Seine Probleme mit dem Amt in Biel seien kein Einzelfall, sagt Bieri: «Die Machenschaften haben System.» Sein Einsatz habe sich gelohnt, bilanziert er - wenn vorerst auch nur für ihn persönlich: Bevor er die neue Stelle fand, hatte er ins RAV nach Lyss wechseln können, und die gegen ihn verhängten Sanktionen wurden rückwirkend aufgehoben, als wäre nie etwas vorgefallen. Noch nicht abgeschlossen sind jedoch die aufsichtsrechtlichen und polizeilichen Verfahren.

«Keine gezielte Schikane»

Der Widerstand Bieris habe die Behörden zurückkrebsen lassen, analysiert Soziologin Magnin. Doch die meisten Arbeitslosen getrauten sich in einer vergleichbaren Situation nicht, sich zur Wehr zu setzen. «Damit geben sie dem Druck nach und nehmen willkürliche Massnahmen hin.»

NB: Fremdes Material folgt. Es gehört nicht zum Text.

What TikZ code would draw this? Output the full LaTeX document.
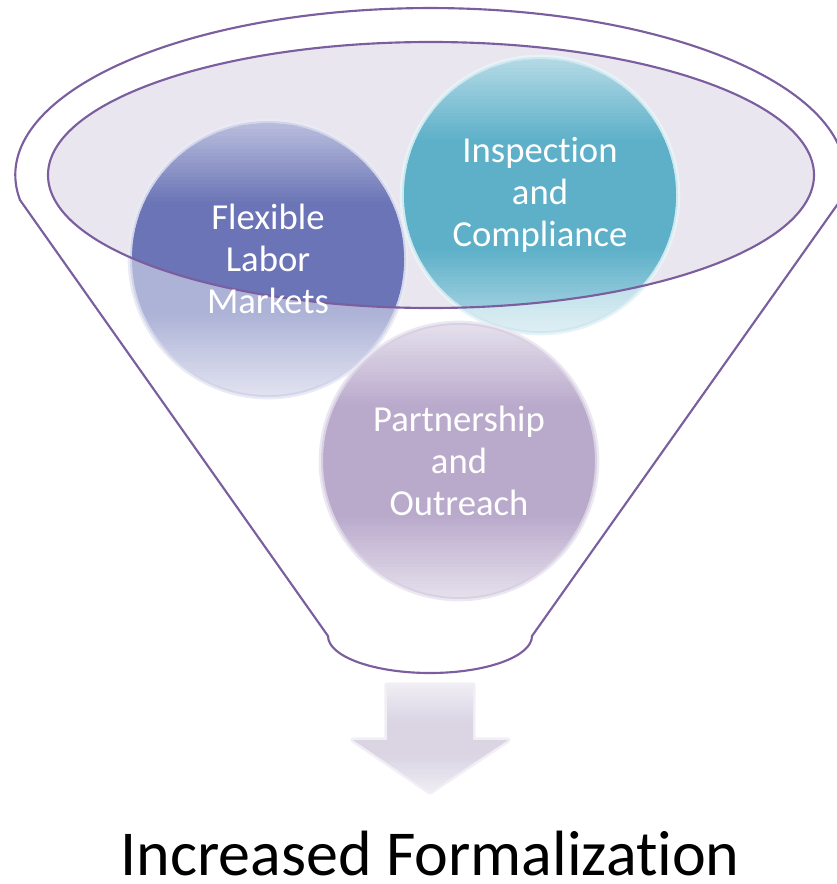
\documentclass[tikz,border=0pt]{standalone}
\usepackage{fontspec}
\setmainfont{Carlito}[Ligatures=NoCommon]
\usepackage{tikz}

\definecolor{rim}{HTML}{7A5E9E}
\definecolor{bowl}{HTML}{E9E6EF}
\definecolor{flexblue}{HTML}{6A74B6}
\definecolor{inspteal}{HTML}{5EB0C9}
\definecolor{partmauve}{HTML}{8064A2}
\definecolor{arrowlav}{HTML}{D8D2E2}

\begin{document}
\begin{tikzpicture}[x=0.75pt, y=-0.75pt,
    rimline/.style={draw=rim, line width=1.6pt},
    ball/.style={align=center, text=white, font=\fontsize{27.5}{31.5}\selectfont},
    result/.style={inner sep=0pt, font=\fontsize{48}{58}\selectfont}]
	\useasboundingbox (0,0) rectangle (836,884);

	\coordinate (FL) at (268,259);
	\coordinate (IC) at (540,195);
	\coordinate (PO) at (459,461);

	% funnel
	\draw[rimline] (20,200) arc[start angle=171.4, end angle=368.6, x radius=415, y radius=167]
		-- (532,636) arc[start angle=0, end angle=180, x radius=102, y radius=37] -- cycle;
	\fill[bowl] (431,175) ellipse[x radius=383, y radius=133];

	% balls, pale outside the bowl (banded gradient, light top and bottom)
	\foreach \n/\c in {FL/flexblue, IC/inspteal, PO/partmauve}{
		\draw[\c!15!white, line width=5pt] (\n) circle[radius=137];
		\begin{scope}[shift={(\n)}]
			\clip (0,0) circle[radius=137];
			\foreach \i in {0,...,79}{
				\pgfmathsetmacro\p{20+35*min(1,(1-abs(2*(\i+0.5)/80-1))/0.6)}
				\fill[\c!\p!white] (-140,{-137+\i*3.425}) rectangle (140,{-136.5+(\i+1)*3.425});
			}
		\end{scope}
		\draw[\c!30!white, line width=1.5pt] (\n) circle[radius=137];
	}
	% balls, full colour inside the bowl
	\begin{scope}
		\clip (431,175) ellipse[x radius=383, y radius=133];
		\foreach \n/\c in {FL/flexblue, IC/inspteal}{
			\begin{scope}[shift={(\n)}]
				\clip (0,0) circle[radius=136];
				\foreach \i in {0,...,79}{
					\pgfmathsetmacro\p{46+54*min(1,(1-abs(2*(\i+0.5)/80-1))/0.6)}
					\fill[\c!\p!white] (-140,{-137+\i*3.425}) rectangle (140,{-136.5+(\i+1)*3.425});
				}
			\end{scope}
		}
	\end{scope}
	\draw[rimline] (431,175) ellipse[x radius=383, y radius=133];

	\node[ball] (FLt) at (FL) {Flexible\\Labor\\Markets};
	\node[ball] (ICt) at (IC) {Inspection\\and\\Compliance};
	\node[ball] (POt) at (PO) {Partnership\\and\\Outreach};

	% arrow
	\draw[arrowlav!35!white, line width=4pt, line join=round]
		(387,685) -- (473,685) -- (473,740) -- (508,740) -- (430,792) -- (353,740) -- (387,740) -- cycle;
	\begin{scope}
		\clip (387,685) -- (473,685) -- (473,740) -- (508,740) -- (430,792) -- (353,740) -- (387,740) -- cycle;
		\foreach \i in {0,...,39}{
			\pgfmathsetmacro\p{40+55*min(1,(1-abs(2*(\i+0.5)/40-1))/0.7)}
			\fill[arrowlav!\p!white] (350,{685+\i*2.7}) rectangle (510,{685.5+(\i+1)*2.7});
		}
	\end{scope}

	\node[result, anchor=base] (IF) at (430,875) {Increased Formalization};
\end{tikzpicture}
\end{document}
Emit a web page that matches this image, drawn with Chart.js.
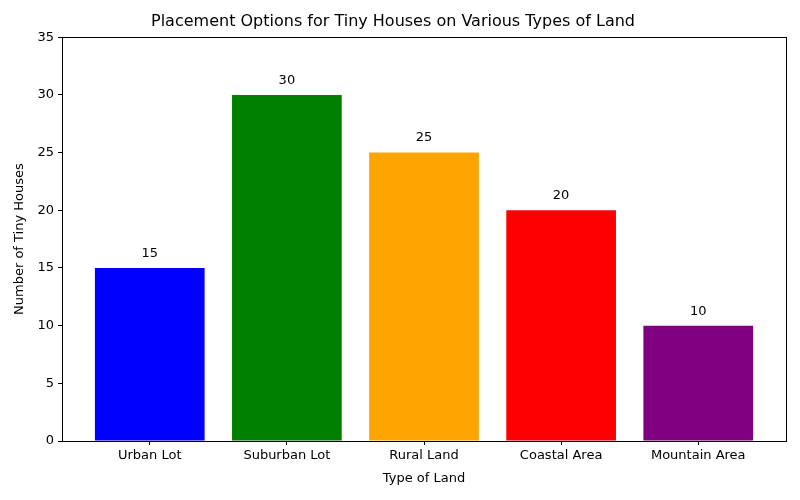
<!DOCTYPE html>
<html>
<head>
<meta charset="utf-8">
<script src="https://cdn.jsdelivr.net/npm/chart.js@4"></script>
<style>
  html, body { margin: 0; padding: 0; background: #fff; }
  #wrap { width: 800px; height: 500px; }
</style>
</head>
<body>
<div id="wrap"><canvas id="chart" width="800" height="500"></canvas></div>
<script>
const landTypes = ['Urban Lot', 'Suburban Lot', 'Rural Land', 'Coastal Area', 'Mountain Area'];
const houseCounts = [15, 30, 25, 20, 10];
const barColors = ['blue', 'green', 'orange', 'red', 'purple'];
const yTicks = [0, 5, 10, 15, 20, 25, 30, 35];

const font = 'DejaVu Sans';

// value labels above bars + full frame like matplotlib spines
const barLabels = {
  id: 'barLabels',
  afterDatasetsDraw(chart) {
    const ctx = chart.ctx;
    const meta = chart.getDatasetMeta(0);
    ctx.save();
    ctx.fillStyle = '#000';
    ctx.font = `13px "${font}"`;
    ctx.textAlign = 'center';
    ctx.textBaseline = 'bottom';
    meta.data.forEach((bar, i) => {
      ctx.fillText(String(houseCounts[i]), bar.x, bar.y - 8);
    });
    const a = chart.chartArea;
    ctx.strokeStyle = '#000';
    ctx.lineWidth = 1;
    ctx.strokeRect(Math.round(a.left) + 0.5, Math.round(a.top) + 0.5, Math.round(a.right - a.left), Math.round(a.bottom - a.top));
    ctx.restore();
  }
};

new Chart(document.getElementById('chart').getContext('2d'), {
  type: 'bar',
  data: {
    datasets: [{
      data: houseCounts.map((v, i) => ({ x: i, y: v })),
      backgroundColor: barColors,
      borderWidth: 0,
      categoryPercentage: 1,
      barPercentage: 0.8
    }]
  },
  options: {
    responsive: false,
    animation: false,
    layout: { padding: { left: 0, right: 14, top: 0, bottom: 0 } },
    plugins: {
      legend: { display: false },
      tooltip: { enabled: false },
      title: {
        display: true,
        text: 'Placement Options for Tiny Houses on Various Types of Land',
        color: '#000',
        font: { family: font, size: 16, weight: 'normal' },
        padding: { top: 12, bottom: 6 }
      }
    },
    scales: {
      x: {
        type: 'linear',
        offset: false,
        min: -0.64,
        max: 4.64,
        afterBuildTicks(scale) {
          scale.ticks = landTypes.map((_, i) => ({ value: i }));
        },
        afterFit(scale) { scale.height = 59; },
        ticks: {
          color: '#000',
          font: { family: font, size: 13 },
          padding: 3,
          maxRotation: 0,
          autoSkip: false,
          callback: v => landTypes[v]
        },
        grid: { offset: false, drawOnChartArea: false, drawTicks: true, tickLength: 4, color: '#000' },
        border: { display: true, color: '#000' },
        title: {
          display: true,
          text: 'Type of Land',
          color: '#000',
          font: { family: font, size: 13 },
          padding: { top: 2, bottom: 14 }
        }
      },
      y: {
        min: 0,
        max: 35,
        afterBuildTicks(scale) {
          scale.ticks = yTicks.map(v => ({ value: v }));
        },
        afterFit(scale) { scale.width = 62; },
        ticks: {
          color: '#000',
          font: { family: font, size: 13 },
          padding: 4
        },
        grid: { drawOnChartArea: false, drawTicks: true, tickLength: 4, color: '#000' },
        border: { display: true, color: '#000' },
        title: {
          display: true,
          text: 'Number of Tiny Houses',
          color: '#000',
          font: { family: font, size: 13 },
          padding: { top: 12, bottom: 4 }
        }
      }
    }
  },
  plugins: [barLabels]
});
</script>
</body>
</html>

Beim Bieler RAV ist keine Stellungnahme zu den Vorwürfen erhältlich. Auskunftsberechtigt ist nur der Chef, doch der ist innerhalb von zwei Wochen nicht erreichbar. Dagegen äussert sich Beco-Leiter Adrian Studer - sein Amt ist für die RAV und damit für die Betreuung von aktuell 18'500 Berner Stellensuchenden zuständig. Mit Bieris Dossier sei intern ein Fehler passiert, gibt Studer zu. «Doch von gezielter Schikane kann nicht die Rede sein.»

Aufgrund von Bieris Beschwerden seien inzwischen die Abläufe zur Qualitätssicherung überprüft worden. Dabei habe sich gezeigt, dass gewisse Arbeitsschritte getrennt werden müssten. «Gravierend sind die Korrekturen aber nicht», so Studer. Entgegenkommen seitens des RAV habe Bieri jeweils als billigen Deal abgetan, für ihn negative Entscheide dagegen durch alle Instanzen angefochten. Ohne Reaktionen abzuwarten, sei er ungeduldig von einer Stelle zur anderen gelangt. «Er hat das gesamte System beansprucht.»

Patrick Bieri kämpft ohne Rücksicht auf eigene Verluste. Am Kaufmännischen Lehrinstitut Zürich habe ihn seine Courage einst die Stelle gekostet, weil er die interne Weitergabe von Prüfungsbögen angeprangert habe. Er überlege nie, wie ihm sein Engagement schaden könne. Gegen Ungerechtigkeiten widersetze er sich seit je. «Ich kann einfach nicht anders.»